* start DATASET CONTENT *

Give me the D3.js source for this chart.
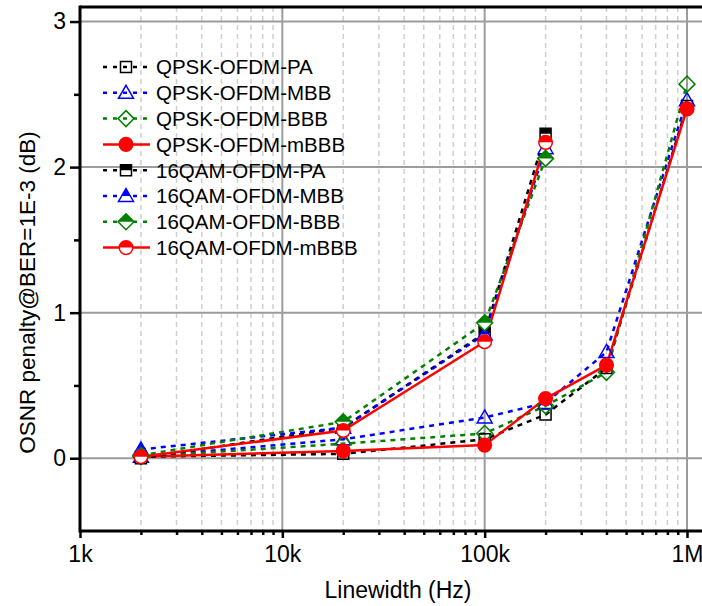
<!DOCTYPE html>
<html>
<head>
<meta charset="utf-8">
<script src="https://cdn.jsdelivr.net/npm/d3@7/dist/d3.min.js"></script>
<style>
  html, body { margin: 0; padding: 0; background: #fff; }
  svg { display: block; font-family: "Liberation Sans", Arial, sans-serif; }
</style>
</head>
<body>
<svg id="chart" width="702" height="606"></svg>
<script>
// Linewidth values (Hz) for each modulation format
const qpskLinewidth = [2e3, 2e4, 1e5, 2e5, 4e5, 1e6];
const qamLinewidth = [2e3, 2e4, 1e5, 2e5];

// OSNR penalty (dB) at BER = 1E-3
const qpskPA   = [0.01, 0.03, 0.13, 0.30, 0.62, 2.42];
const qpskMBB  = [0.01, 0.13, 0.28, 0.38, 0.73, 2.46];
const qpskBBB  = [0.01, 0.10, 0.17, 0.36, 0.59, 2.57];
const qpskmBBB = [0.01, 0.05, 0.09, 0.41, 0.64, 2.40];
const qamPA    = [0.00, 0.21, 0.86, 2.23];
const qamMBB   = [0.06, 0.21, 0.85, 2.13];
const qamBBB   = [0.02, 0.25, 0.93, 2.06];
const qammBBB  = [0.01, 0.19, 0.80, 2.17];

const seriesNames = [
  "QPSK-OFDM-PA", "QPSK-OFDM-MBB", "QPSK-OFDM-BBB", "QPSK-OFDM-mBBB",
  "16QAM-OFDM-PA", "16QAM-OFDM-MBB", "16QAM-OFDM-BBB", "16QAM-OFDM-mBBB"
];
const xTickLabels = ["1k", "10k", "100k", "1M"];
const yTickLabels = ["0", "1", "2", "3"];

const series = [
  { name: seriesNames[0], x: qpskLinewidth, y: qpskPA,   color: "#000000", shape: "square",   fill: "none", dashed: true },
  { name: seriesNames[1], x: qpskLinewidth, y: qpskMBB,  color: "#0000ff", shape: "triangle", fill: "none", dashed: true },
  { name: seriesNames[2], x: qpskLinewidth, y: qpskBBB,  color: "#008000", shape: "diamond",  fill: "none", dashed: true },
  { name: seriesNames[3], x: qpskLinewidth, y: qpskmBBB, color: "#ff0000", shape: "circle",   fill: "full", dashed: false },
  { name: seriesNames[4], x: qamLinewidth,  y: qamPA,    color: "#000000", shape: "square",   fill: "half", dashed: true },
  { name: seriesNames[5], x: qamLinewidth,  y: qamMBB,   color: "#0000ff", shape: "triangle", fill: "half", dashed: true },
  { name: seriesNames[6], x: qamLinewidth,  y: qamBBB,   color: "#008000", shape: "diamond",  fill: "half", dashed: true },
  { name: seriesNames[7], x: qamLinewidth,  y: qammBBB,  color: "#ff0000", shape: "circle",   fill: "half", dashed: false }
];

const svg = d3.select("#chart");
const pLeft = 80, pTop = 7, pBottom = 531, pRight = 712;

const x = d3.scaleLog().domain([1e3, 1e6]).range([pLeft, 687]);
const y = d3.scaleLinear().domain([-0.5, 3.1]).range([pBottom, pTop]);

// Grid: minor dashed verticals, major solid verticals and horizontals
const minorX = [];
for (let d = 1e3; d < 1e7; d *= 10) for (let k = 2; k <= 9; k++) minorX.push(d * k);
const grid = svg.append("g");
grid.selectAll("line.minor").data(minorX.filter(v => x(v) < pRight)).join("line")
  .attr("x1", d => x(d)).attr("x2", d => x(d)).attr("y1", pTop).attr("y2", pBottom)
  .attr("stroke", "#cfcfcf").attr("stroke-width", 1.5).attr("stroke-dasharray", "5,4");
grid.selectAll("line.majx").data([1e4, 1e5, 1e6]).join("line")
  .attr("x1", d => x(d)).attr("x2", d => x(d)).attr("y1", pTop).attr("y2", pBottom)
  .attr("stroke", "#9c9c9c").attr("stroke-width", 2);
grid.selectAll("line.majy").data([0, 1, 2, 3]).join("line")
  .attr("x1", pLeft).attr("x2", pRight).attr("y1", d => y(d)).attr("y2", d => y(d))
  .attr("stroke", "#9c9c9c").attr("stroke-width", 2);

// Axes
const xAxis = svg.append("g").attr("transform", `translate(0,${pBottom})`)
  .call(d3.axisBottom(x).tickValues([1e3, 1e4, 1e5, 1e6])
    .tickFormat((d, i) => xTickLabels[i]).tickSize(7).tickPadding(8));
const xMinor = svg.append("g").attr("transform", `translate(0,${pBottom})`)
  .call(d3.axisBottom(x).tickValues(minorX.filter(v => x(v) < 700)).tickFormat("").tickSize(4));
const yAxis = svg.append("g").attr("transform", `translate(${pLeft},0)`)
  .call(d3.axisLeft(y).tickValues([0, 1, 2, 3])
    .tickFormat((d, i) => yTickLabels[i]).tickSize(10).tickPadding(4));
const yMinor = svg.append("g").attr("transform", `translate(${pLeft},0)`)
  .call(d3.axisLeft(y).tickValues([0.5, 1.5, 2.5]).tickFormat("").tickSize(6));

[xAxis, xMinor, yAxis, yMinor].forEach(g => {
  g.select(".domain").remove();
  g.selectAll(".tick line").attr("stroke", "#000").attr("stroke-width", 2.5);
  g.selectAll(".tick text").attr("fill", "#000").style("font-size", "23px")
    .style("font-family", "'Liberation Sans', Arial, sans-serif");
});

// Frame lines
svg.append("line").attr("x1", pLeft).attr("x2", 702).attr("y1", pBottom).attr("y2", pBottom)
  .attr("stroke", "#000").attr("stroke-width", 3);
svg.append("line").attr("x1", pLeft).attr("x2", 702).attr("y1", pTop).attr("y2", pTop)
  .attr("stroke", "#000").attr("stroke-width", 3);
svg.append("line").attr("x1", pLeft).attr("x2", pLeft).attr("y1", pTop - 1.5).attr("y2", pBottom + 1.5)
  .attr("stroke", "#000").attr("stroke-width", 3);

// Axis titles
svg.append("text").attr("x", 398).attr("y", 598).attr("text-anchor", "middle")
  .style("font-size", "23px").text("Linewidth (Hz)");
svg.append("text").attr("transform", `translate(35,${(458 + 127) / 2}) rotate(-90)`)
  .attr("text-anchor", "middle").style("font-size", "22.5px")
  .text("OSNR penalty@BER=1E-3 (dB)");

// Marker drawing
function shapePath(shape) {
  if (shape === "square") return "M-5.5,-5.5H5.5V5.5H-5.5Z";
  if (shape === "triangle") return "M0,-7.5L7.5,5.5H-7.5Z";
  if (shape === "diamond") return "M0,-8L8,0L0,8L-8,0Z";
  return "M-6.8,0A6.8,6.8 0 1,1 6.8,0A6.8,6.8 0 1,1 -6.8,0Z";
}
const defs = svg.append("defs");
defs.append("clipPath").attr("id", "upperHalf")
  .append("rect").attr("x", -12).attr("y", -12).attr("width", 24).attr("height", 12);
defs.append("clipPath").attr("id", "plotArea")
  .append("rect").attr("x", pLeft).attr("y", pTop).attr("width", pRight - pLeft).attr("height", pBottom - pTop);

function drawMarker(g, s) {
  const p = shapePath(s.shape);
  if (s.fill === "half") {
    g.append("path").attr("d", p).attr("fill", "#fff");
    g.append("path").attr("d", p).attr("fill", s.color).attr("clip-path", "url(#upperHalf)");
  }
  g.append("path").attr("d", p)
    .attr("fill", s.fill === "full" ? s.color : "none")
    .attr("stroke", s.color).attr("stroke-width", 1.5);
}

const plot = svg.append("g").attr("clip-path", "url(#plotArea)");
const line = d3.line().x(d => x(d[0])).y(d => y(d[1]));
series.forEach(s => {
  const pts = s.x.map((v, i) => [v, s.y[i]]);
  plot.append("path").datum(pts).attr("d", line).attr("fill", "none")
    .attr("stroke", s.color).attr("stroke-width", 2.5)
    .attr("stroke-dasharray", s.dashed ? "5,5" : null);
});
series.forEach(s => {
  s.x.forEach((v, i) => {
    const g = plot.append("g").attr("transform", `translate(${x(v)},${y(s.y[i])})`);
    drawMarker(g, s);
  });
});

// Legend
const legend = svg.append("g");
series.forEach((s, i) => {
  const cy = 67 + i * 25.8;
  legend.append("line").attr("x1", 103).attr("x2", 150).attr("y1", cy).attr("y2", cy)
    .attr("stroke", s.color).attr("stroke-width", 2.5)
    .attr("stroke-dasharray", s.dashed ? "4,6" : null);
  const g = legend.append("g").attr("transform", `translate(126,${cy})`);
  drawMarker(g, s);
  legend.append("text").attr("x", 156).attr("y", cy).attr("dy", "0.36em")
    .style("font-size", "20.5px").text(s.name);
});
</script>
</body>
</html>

* end DATASET CONTENT *

- **GIVEN TASK**
Make an exact copy of the lines from the top of the material through the line with "const qamLinewidth = [2e3, 2e4, 1e5, 2e5];", pictures excluded.

- **SOLUTION**
Give me the D3.js source for this chart.
<!DOCTYPE html>
<html>
<head>
<meta charset="utf-8">
<script src="https://cdn.jsdelivr.net/npm/d3@7/dist/d3.min.js"></script>
<style>
  html, body { margin: 0; padding: 0; background: #fff; }
  svg { display: block; font-family: "Liberation Sans", Arial, sans-serif; }
</style>
</head>
<body>
<svg id="chart" width="702" height="606"></svg>
<script>
// Linewidth values (Hz) for each modulation format
const qpskLinewidth = [2e3, 2e4, 1e5, 2e5, 4e5, 1e6];
const qamLinewidth = [2e3, 2e4, 1e5, 2e5];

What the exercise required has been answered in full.